>> START
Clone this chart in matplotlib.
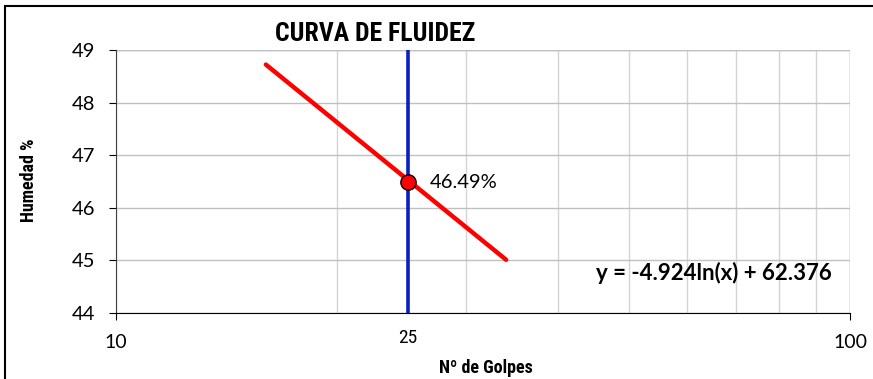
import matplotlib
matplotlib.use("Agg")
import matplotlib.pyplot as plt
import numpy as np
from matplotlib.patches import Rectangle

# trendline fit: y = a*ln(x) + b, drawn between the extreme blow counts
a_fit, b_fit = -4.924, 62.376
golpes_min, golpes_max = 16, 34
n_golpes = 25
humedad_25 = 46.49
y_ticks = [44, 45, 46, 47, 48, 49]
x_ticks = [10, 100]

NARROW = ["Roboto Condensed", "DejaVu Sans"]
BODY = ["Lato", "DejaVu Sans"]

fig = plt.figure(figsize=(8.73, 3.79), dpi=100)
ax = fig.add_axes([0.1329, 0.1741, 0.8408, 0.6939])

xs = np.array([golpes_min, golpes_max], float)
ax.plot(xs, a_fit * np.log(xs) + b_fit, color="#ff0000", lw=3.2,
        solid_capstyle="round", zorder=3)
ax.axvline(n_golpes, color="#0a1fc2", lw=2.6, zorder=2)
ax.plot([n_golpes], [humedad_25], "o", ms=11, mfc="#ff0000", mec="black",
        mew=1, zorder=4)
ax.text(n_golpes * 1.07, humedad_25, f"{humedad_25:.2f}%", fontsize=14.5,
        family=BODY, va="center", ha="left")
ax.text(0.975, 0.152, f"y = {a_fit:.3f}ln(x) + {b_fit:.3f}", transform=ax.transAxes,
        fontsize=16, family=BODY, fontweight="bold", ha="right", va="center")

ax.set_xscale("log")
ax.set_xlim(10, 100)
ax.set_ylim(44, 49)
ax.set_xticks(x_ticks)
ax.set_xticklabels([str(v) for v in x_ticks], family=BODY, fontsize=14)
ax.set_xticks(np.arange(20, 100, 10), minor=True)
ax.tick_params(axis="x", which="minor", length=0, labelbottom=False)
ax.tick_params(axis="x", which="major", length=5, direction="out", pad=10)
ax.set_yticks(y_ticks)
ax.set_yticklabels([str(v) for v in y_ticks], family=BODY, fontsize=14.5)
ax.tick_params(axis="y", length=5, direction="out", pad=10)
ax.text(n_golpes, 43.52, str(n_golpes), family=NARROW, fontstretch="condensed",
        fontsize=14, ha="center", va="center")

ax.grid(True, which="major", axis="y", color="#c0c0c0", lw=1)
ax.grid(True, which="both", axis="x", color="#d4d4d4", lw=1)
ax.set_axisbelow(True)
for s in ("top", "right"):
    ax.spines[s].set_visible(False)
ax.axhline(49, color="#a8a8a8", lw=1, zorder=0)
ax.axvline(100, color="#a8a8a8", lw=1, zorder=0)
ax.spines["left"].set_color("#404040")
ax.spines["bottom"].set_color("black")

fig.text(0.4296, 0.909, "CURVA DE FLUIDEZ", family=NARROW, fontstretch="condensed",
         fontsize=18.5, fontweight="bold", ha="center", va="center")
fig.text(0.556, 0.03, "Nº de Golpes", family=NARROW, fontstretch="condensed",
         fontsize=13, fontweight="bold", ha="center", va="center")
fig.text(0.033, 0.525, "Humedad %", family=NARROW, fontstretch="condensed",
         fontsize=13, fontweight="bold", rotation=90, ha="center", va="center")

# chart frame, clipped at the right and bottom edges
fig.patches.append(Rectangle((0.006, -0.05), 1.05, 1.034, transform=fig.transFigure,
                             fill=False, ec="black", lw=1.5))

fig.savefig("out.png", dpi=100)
>> END
Task to complete — With all pictures left out, please transcribe exactly the lines from the start of the material through the line with "from matplotlib.patches import Rectangle".

Expected output —
Clone this chart in matplotlib.
import matplotlib
matplotlib.use("Agg")
import matplotlib.pyplot as plt
import numpy as np
from matplotlib.patches import Rectangle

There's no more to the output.